Une cliente photographie le piquet de grève devant l
Une cliente photographie le piquet de grève devant l'hôtel Blu Radisson sur le vieux-port. (Photo : B.G.)

Une cliente photographie le piquet de grève devant l'hôtel Blu Radisson sur le vieux-port. (Photo : B.G.)

Marseille, son Vieux-Port, sa bonne mère et ses femmes de chambre en colère. L’image va finir par faire partie du folklore locale. Ce jeudi matin, quai de Rive-Neuve, certains touristes qui sortent de l’hôtel Radisson Blu s’arrêtent pour immortaliser d’un cliché le piquet de grève qui tintamarre sans discontinuer depuis quatre jours. Tania Da Silva en a la voix cassée. Cela fait sept ans qu’elle travaille pour Acqua, la société de nettoyage sous-traitante qui les emploie. Comme ailleurs, ces femmes de chambre et équipiers en colère réclament une revalorisation salariale, le paiement d’un treizième mois et le passage d’un paiement à la tâche déguisé au salaire horaire.

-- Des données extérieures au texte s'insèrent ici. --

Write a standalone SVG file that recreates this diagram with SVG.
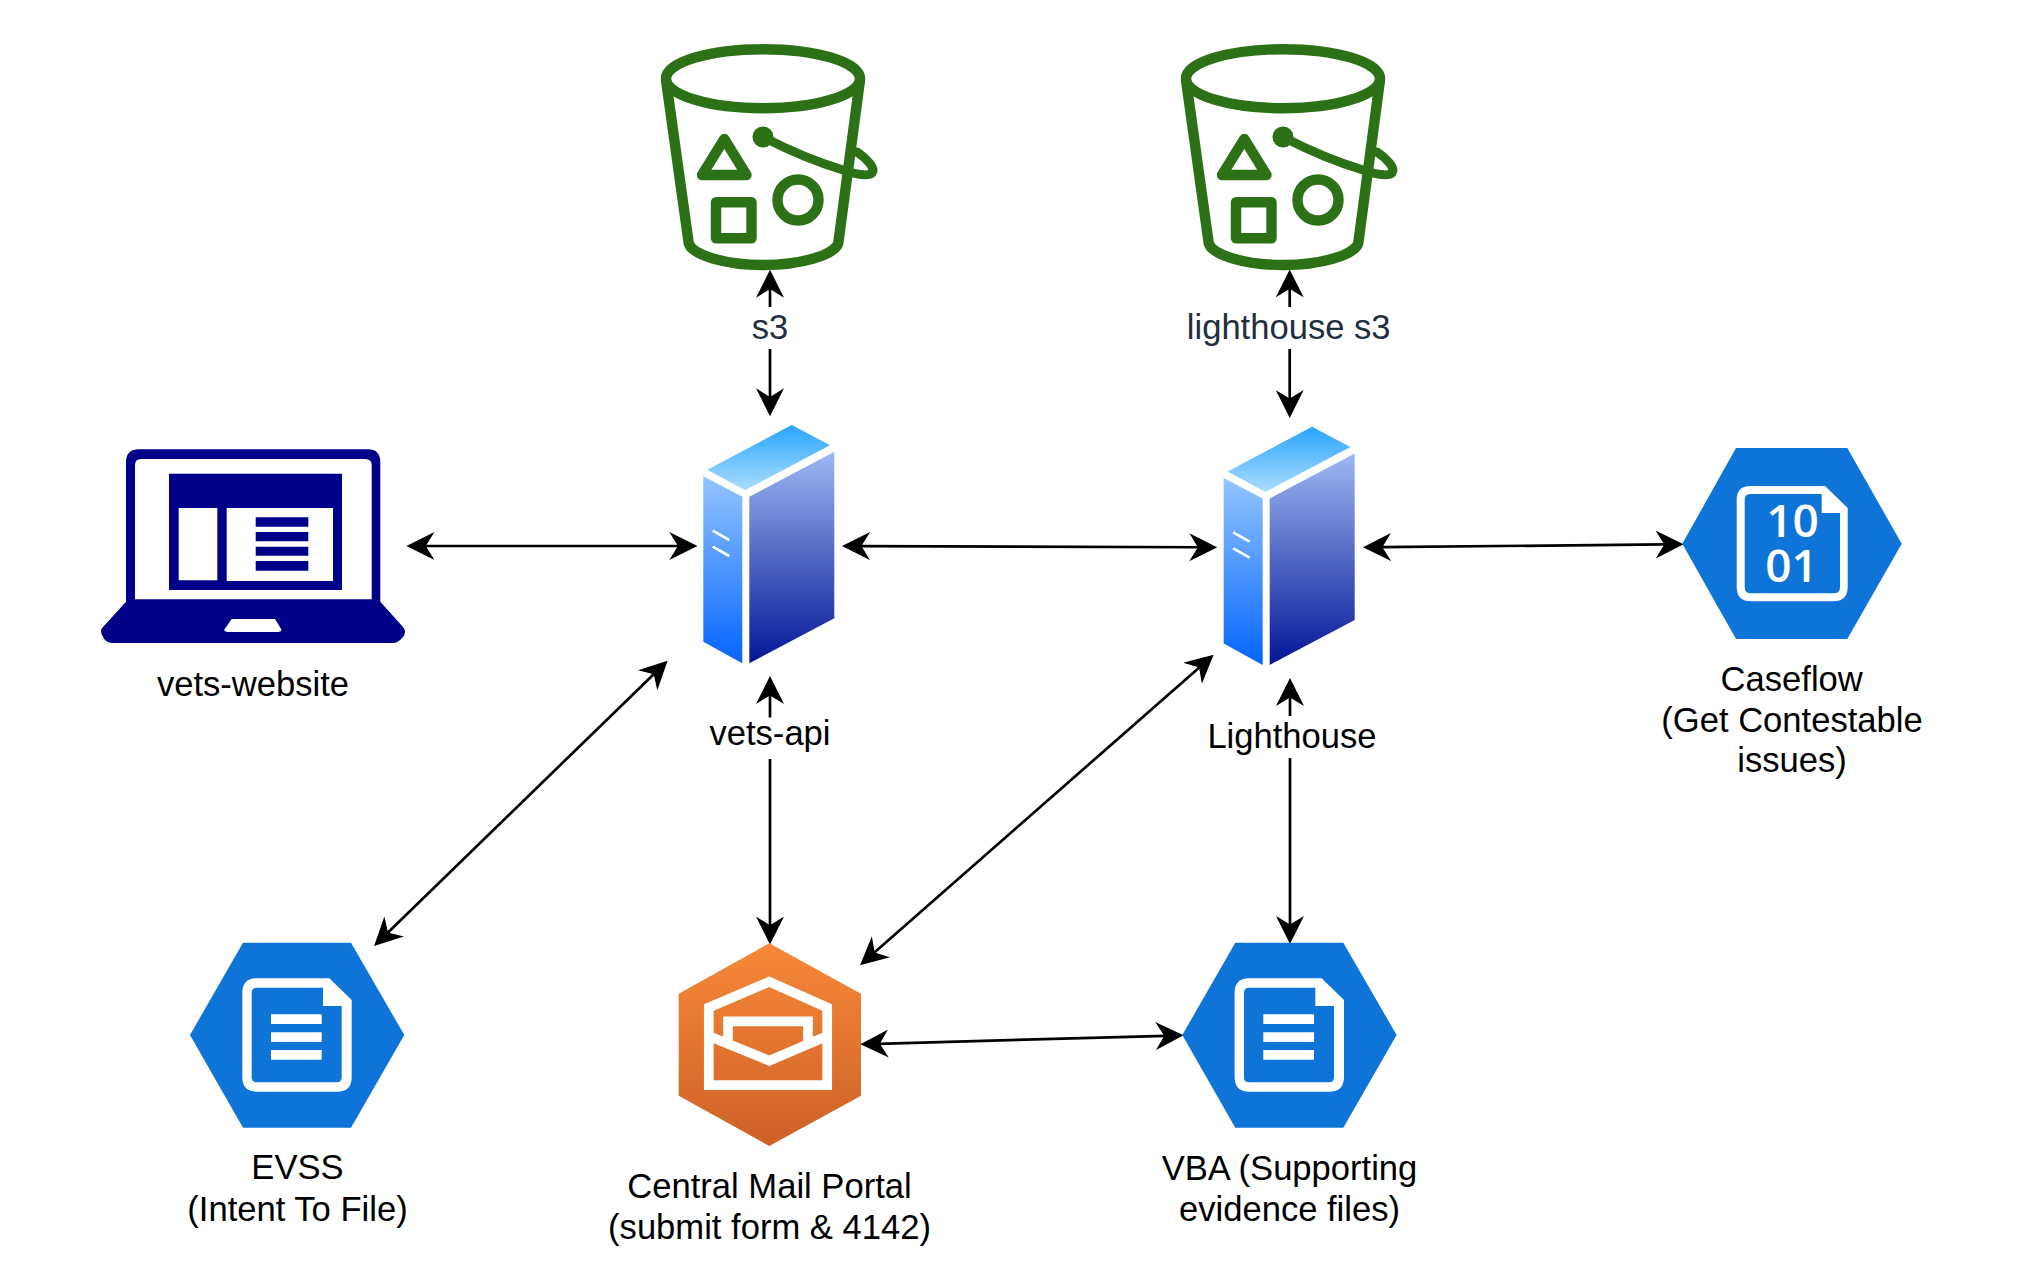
<svg xmlns="http://www.w3.org/2000/svg" xmlns:xlink="http://www.w3.org/1999/xlink" width="2024" height="1282" viewBox="0 0 2024 1282">
  <style>
    .lbl { font-family: "Liberation Sans", Arial, sans-serif; font-size: 34.6px; fill: #000; text-anchor: middle; }
    .dark { fill: #232F3E; }
    .bits { font-family: "Open Sans", "Liberation Sans", sans-serif; font-size: 46px; font-weight: 600; fill: #fff; text-anchor: middle; }
    .edge { fill: none; stroke: #000; stroke-width: 2.7; marker-start: url(#head); marker-end: url(#head); }
    .bk { fill: none; stroke: #2D7116; stroke-width: 10.4; stroke-linejoin: round; stroke-linecap: round; }
    .hex { fill: #0E74D8; }
  </style>
  <defs>
    <marker id="head" markerUnits="userSpaceOnUse" markerWidth="28" markerHeight="28" viewBox="0 0 26 26" refX="9" refY="13" orient="auto-start-reverse">
      <path d="M26,13 L0,0 L8,13 L0,26 Z" fill="#000"/>
    </marker>
    <linearGradient id="srvTop" x1="0" y1="0" x2="0" y2="1"><stop offset="0" stop-color="#29A4FD"/><stop offset="1" stop-color="#ABDEFF"/></linearGradient>
    <linearGradient id="srvLeft" x1="0" y1="0" x2="0" y2="1"><stop offset="0" stop-color="#93C5FF"/><stop offset="1" stop-color="#0565FF"/></linearGradient>
    <linearGradient id="srvRight" x1="0" y1="0" x2="0" y2="1"><stop offset="0" stop-color="#9DB8F2"/><stop offset="1" stop-color="#041696"/></linearGradient>
    <linearGradient id="orange" x1="0" y1="0" x2="0" y2="1"><stop offset="0" stop-color="#F78839"/><stop offset="1" stop-color="#CD6126"/></linearGradient>
    <g id="bucket">
      <ellipse class="bk" cx="763" cy="78.7" rx="97" ry="29.5"/>
      <path class="bk" d="M666,80 L688.7,243 C692,255 725,265 763,265 C801,265 835,255 838.3,243 L860,80"/>
      <path class="bk" d="M724.3,139 L746.5,175 H702 Z"/>
      <rect class="bk" x="716" y="202.3" width="35.5" height="36"/>
      <circle class="bk" cx="798" cy="200" r="20.5"/>
      <circle cx="763" cy="137" r="10.5" fill="#2D7116"/>
      <path class="bk" style="stroke-width:9" d="M763,137 C790,151 820,163 843,170 C855,174 868,177 872,173 C876,168 866,158 857,152"/>
    </g>
    <g id="server">
      <path d="M707.3,469.7 L791.7,425 L830,445.3 L745,490.3 Z" fill="url(#srvTop)"/>
      <path d="M703.3,476.3 L742.3,496.7 V663.3 L703.3,641.7 Z" fill="url(#srvLeft)"/>
      <path d="M749.3,496.7 L834.3,451.7 V618.3 L749.3,663.3 Z" fill="url(#srvRight)"/>
      <path d="M712.7,530.7 L729.3,540 M712.7,546.7 L729.3,556" stroke="#fff" stroke-width="2.6" fill="none"/>
    </g>
    <g id="docHex">
      <path class="hex" d="M190,1035 L243,942.7 H351 L404.3,1035 L351,1127.7 H243 Z"/>
      <path fill="#fff" d="M257,978.3 H329.3 L351.7,1000 V1077 Q351.7,1091.7 337,1091.7 H257 Q242.3,1091.7 242.3,1077 V993 Q242.3,978.3 257,978.3 Z"/>
      <path class="hex" d="M256.7,987.7 H323 V1006 H341.7 V1077.3 Q341.7,1082.3 336.7,1082.3 H256.7 Q251.7,1082.3 251.7,1077.3 V992.7 Q251.7,987.7 256.7,987.7 Z"/>
      <path fill="#fff" d="M271,1014.3 H321.7 V1024 H271 Z M271,1032.3 H321.7 V1042 H271 Z M271,1050 H321.7 V1059.7 H271 Z"/>
    </g>
  </defs>

  <rect width="2024" height="1282" fill="#fff"/>

  <g id="connectors">
    <path class="edge" d="M424.7,546 H679"/>
    <path class="edge" d="M860.3,546.06 L1199,547.24"/>
    <path class="edge" d="M1381.3,547.14 L1665.3,544.46"/>
    <path class="edge" d="M770,288 V398"/>
    <path class="edge" d="M1289.7,287.7 V399.7"/>
    <path class="edge" d="M770,694.3 V926.3"/>
    <path class="edge" d="M1290,696.3 V925.7"/>
    <path class="edge" d="M387.2,933.2 L654.5,673.5"/>
    <path class="edge" d="M873.8,953.1 L1199.9,666.9"/>
    <path class="edge" d="M878.7,1043.8 L1165.3,1035.8"/>
  </g>

  <g id="s3-bucket"><use href="#bucket"/></g>
  <g id="s3-label"><rect x="748" y="307" width="44" height="42" fill="#fff"/><text class="lbl dark" x="770" y="339">s3</text></g>

  <g id="lighthouse-s3-bucket"><use href="#bucket" transform="translate(520,0)"/></g>
  <g id="lighthouse-s3-label"><rect x="1184" y="307" width="210" height="42" fill="#fff"/><text class="lbl dark" x="1288.7" y="339">lighthouse s3</text></g>

  <g id="vets-website">
    <path fill="#000088" fill-rule="evenodd" d="M126,601.7 V462 Q126,449.3 139,449.3 H368 Q380.3,449.3 380.3,462 V601.7 L403,627 Q407,632 403,637 Q398,643 393,643 H113 Q106,643 103,637 Q99,630 103,627 Z M141,459 Q135,459 135,465 V599.3 H371.7 V465 Q371.7,459 365,459 Z M231.7,619 L224,630 Q225,632 228,632 H278 Q281,632 281.7,630 L275,619 Z"/>
    <path fill="#000088" d="M169,473.7 H342 V590 H169 Z"/>
    <path fill="#fff" d="M178.7,508 H217.3 V580.3 H178.7 Z M226.7,508 H333 V581 H226.7 Z"/>
    <path fill="#000088" d="M255.7,517.3 H308.3 V526.7 H255.7 Z M255.7,532 H308.3 V541.3 H255.7 Z M255.7,546.7 H308.3 V555.7 H255.7 Z M255.7,561 H308.3 V570.7 H255.7 Z"/>
    <text class="lbl" x="253" y="696">vets-website</text>
  </g>

  <g id="vets-api">
    <use href="#server"/>
    <rect x="705" y="717.5" width="130" height="41.5" fill="#fff"/>
    <text class="lbl" x="770" y="745">vets-api</text>
  </g>

  <g id="lighthouse">
    <use href="#server" transform="translate(520.4,1.7)"/>
    <rect x="1205" y="716" width="174" height="42" fill="#fff"/>
    <text class="lbl" x="1292" y="748.3">Lighthouse</text>
  </g>

  <g id="caseflow">
    <path class="hex" d="M1682.3,543.7 L1736,448 H1847.3 L1901.7,543.7 L1847.3,639 H1736 Z"/>
    <path fill="#fff" d="M1750,486 H1825 L1847.7,508 V587 Q1847.7,601.3 1833,601.3 H1751 Q1736.7,601.3 1736.7,587 V500 Q1736.7,486 1750,486 Z"/>
    <path class="hex" d="M1750,494 H1821.7 V513 H1840 V587.3 Q1840,593.3 1834,593.3 H1750.7 Q1744.7,593.3 1744.7,587.3 V500 Q1744.7,494 1750,494 Z"/>
    <text class="bits"><tspan x="1792.5" y="536.7">10</tspan><tspan x="1791.5" y="581.7">01</tspan></text>
    <text class="lbl" x="1791.7" y="690.7">Caseflow</text>
    <text class="lbl" x="1792" y="732">(Get Contestable</text>
    <text class="lbl" x="1792" y="772">issues)</text>
  </g>

  <g id="central-mail-portal">
    <path fill="url(#orange)" d="M769.3,943.3 L861,993.7 V1095.7 L769.3,1146 L678.7,1095.7 V993.7 Z"/>
    <path fill="none" stroke="#fff" stroke-width="9.7" stroke-linejoin="miter" d="M708.8,1085.2 V1007.5 L769.3,981.8 L827.2,1007.5 V1085.2 Z"/>
    <path fill="none" stroke="#fff" stroke-width="9.7" stroke-linejoin="miter" d="M708.8,1036 L769.3,1060.7 L827.2,1036"/>
    <path fill="none" stroke="#fff" stroke-width="9.7" stroke-linejoin="miter" d="M728,1044 V1021.3 H808 V1044"/>
    <text class="lbl" x="769.5" y="1197.8">Central Mail Portal</text>
    <text class="lbl" x="769.5" y="1239">(submit form &amp; 4142)</text>
  </g>

  <g id="evss">
    <use href="#docHex"/>
    <text class="lbl" x="297.5" y="1179.3">EVSS</text>
    <text class="lbl" x="297.5" y="1220.5">(Intent To File)</text>
  </g>

  <g id="vba">
    <use href="#docHex" transform="translate(992.3,0)"/>
    <text class="lbl" x="1289.5" y="1179.8">VBA (Supporting</text>
    <text class="lbl" x="1289.5" y="1220.8">evidence files)</text>
  </g>
</svg>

Depuis le début de l’année, c’est le cinquième hôtel qui est ainsi touché par un mouvement social des personnels en charge du nettoyage, femmes de chambre et équipiers en charge des parties communes et des vitres. Pourquoi une telle flambée sociale dans un secteur plutôt réputé pour son faible taux de syndicalisation ? Tentative d’explication en cinq points.

L’effet tache d’huile

Femme de chambre au Radisson, Tania Da Silva et ses collègues ont tout suivi des combats des “copines” de l’hôtel Massalia, du B & B de la Joliette, de l’Appart’City et de l’Intercontinental. La victoire de ces dernières leur a donné des ailes. “Cela faisait longtemps que j’essayais de les motiver pour faire grève mais elles avaient peur, explique-t-elle. Quand on a vu que ça payait, cela les a décidées à se lancer.” Elles ont également attendu que l’hôtel soit complet, histoire d’avoir un moyen de pression supplémentaire.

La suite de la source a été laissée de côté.